* Work instructions *
Pull out every line below holding the word "with".

....................

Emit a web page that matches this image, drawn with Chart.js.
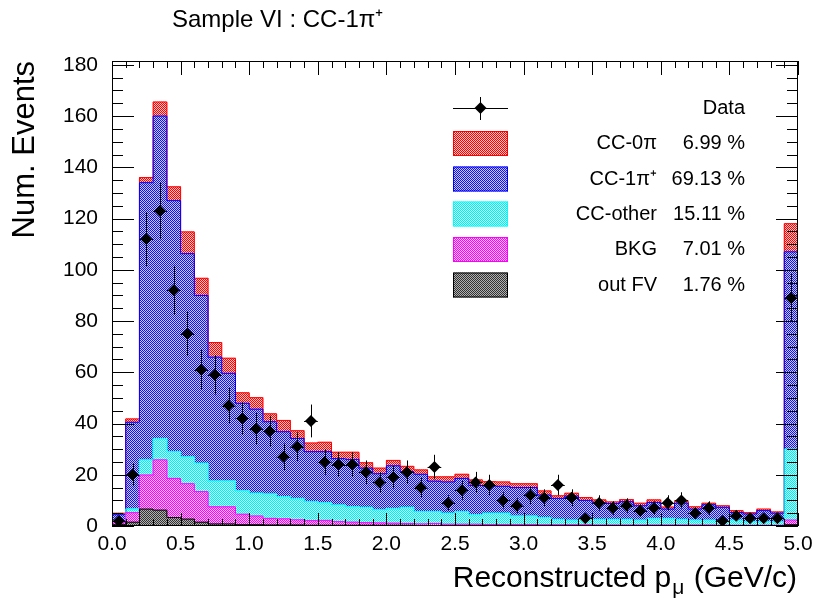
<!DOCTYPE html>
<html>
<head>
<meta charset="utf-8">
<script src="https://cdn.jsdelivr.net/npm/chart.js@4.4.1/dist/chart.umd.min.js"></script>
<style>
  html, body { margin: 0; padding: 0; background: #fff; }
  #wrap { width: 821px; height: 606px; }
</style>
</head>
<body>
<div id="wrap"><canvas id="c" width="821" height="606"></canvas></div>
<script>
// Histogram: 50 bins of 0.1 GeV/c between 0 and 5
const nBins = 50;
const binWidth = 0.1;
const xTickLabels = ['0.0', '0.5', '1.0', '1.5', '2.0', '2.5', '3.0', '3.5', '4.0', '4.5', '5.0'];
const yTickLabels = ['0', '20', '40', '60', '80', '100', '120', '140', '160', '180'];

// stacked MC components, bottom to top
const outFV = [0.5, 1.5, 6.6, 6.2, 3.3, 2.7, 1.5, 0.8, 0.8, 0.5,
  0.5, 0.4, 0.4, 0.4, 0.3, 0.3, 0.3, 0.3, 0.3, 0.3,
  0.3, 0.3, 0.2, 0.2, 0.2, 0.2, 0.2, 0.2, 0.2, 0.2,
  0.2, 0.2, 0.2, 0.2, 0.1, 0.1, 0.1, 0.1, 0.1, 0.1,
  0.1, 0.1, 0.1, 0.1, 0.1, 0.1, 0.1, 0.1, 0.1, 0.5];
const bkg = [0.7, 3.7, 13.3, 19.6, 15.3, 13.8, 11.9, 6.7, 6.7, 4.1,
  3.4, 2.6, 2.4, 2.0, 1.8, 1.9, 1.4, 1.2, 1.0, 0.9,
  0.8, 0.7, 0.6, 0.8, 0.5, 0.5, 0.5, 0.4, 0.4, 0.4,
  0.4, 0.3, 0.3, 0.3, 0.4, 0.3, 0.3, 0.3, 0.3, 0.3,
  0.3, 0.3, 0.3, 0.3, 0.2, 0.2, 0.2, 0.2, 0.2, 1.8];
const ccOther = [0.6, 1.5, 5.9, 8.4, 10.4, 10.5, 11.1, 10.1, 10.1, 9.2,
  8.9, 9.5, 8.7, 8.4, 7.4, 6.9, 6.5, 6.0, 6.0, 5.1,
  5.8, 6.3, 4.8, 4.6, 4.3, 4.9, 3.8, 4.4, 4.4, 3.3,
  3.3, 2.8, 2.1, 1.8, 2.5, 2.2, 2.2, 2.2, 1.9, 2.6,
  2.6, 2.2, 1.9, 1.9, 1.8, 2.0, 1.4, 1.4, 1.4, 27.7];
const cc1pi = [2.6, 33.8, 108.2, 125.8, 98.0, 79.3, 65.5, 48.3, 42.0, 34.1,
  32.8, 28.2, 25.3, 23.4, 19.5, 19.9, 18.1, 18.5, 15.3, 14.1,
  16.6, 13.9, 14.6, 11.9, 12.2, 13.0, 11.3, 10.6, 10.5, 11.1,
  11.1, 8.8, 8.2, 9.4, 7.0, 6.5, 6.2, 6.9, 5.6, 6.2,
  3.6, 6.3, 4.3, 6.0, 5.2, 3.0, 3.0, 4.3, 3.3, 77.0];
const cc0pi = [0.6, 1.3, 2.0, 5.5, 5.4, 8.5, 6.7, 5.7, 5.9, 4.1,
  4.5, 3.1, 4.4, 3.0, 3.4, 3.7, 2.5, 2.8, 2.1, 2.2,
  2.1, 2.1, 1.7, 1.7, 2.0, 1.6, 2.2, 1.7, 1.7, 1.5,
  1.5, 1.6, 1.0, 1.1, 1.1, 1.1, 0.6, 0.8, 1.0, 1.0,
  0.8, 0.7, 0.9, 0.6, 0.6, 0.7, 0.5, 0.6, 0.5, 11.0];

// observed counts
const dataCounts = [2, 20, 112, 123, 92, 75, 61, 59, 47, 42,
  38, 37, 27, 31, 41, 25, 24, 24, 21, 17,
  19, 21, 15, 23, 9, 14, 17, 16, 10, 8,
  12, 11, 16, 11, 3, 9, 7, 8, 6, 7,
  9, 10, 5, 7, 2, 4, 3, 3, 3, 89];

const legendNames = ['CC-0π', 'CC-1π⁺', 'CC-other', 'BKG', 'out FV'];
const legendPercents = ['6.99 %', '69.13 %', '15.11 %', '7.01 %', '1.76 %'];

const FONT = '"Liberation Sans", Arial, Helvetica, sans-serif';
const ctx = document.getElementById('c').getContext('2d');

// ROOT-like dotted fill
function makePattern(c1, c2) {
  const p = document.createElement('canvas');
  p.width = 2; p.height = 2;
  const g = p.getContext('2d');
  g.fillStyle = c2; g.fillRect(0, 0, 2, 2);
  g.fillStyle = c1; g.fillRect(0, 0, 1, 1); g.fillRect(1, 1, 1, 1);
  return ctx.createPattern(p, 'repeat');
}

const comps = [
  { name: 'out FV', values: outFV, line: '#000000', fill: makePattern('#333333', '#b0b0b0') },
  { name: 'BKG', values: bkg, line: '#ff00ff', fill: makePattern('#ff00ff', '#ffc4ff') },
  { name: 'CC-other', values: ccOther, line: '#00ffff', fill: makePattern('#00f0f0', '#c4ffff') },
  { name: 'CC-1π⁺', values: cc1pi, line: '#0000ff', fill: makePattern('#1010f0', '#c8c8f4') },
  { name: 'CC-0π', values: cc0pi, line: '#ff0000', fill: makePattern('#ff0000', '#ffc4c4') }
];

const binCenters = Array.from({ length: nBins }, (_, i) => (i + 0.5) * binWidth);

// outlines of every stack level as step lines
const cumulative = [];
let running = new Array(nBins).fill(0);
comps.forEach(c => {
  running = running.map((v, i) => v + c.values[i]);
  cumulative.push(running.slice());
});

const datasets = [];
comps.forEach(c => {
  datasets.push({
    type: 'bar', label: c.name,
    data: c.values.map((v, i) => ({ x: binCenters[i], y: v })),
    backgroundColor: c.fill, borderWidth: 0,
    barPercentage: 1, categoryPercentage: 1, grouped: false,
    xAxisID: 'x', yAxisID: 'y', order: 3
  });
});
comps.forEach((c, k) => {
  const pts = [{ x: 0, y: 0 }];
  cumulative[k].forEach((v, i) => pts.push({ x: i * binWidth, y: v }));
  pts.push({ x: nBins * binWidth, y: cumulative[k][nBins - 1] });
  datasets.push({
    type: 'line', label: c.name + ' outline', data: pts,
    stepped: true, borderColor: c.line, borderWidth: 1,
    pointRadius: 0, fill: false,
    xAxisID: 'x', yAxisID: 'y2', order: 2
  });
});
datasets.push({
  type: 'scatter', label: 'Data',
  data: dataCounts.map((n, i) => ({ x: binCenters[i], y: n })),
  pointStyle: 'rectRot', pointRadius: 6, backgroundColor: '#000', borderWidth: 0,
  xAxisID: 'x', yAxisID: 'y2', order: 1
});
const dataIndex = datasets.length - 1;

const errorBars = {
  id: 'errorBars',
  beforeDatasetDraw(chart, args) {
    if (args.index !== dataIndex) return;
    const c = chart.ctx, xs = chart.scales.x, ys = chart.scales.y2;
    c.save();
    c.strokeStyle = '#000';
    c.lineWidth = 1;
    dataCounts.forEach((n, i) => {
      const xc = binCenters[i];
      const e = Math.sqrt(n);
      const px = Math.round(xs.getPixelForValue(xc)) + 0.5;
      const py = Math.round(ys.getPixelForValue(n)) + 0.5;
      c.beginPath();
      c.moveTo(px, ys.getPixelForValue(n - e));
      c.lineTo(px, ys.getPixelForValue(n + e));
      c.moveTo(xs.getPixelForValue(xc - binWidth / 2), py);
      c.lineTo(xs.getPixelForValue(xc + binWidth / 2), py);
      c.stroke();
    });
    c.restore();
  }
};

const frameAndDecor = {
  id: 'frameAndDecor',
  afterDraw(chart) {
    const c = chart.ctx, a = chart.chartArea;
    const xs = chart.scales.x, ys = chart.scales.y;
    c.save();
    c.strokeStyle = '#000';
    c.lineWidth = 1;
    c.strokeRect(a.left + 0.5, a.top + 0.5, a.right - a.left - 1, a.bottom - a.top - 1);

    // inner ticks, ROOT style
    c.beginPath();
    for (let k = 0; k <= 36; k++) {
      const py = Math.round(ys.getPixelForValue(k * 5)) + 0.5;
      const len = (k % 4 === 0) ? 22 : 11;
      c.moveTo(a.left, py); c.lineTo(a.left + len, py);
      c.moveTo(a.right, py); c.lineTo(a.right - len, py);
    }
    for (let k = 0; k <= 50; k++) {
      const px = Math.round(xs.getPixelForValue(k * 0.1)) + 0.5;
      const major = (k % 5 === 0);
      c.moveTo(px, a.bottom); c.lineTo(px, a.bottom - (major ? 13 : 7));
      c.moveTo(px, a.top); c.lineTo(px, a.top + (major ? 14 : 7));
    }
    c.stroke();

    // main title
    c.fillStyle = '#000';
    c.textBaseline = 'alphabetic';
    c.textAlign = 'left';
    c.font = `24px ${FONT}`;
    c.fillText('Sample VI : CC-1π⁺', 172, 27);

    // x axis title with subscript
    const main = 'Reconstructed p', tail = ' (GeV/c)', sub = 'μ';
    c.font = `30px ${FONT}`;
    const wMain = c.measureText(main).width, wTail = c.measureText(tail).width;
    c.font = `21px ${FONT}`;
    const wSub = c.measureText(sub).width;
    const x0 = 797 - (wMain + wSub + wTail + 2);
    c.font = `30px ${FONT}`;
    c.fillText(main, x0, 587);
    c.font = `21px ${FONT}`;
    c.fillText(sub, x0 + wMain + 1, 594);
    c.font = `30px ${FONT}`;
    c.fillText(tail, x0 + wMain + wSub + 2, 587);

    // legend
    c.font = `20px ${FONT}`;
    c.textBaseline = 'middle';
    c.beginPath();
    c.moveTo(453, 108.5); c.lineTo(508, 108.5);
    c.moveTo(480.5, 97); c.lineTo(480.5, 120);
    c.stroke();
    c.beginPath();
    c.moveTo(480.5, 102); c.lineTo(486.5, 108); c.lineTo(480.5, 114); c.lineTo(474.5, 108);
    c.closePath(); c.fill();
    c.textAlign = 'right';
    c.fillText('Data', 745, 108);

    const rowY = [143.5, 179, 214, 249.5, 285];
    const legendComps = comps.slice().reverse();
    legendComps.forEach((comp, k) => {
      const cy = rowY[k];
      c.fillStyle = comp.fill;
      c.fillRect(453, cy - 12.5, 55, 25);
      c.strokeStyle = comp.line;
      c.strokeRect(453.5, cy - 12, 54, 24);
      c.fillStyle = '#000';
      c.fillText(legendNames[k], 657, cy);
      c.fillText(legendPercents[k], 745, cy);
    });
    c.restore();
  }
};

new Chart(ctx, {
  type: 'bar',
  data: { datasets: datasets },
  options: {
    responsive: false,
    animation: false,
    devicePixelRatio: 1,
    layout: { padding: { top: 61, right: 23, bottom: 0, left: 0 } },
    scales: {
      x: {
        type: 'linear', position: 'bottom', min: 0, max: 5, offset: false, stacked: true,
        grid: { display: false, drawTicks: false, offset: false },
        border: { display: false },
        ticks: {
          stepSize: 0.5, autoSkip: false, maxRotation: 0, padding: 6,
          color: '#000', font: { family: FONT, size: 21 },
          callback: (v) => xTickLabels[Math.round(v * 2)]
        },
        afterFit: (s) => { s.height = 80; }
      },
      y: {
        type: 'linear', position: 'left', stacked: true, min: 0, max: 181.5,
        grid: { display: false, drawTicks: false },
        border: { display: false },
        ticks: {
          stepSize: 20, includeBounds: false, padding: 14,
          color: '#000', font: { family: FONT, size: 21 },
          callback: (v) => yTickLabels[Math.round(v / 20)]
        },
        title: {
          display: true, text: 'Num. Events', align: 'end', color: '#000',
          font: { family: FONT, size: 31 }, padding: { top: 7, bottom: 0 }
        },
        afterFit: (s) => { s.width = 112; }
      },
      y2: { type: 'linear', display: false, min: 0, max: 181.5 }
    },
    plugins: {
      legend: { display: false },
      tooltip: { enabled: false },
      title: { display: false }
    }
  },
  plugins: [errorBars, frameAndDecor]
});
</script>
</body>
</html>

....................

* Result for this exercise *
Emit a web page that matches this image, drawn with Chart.js.
    // x axis title with subscript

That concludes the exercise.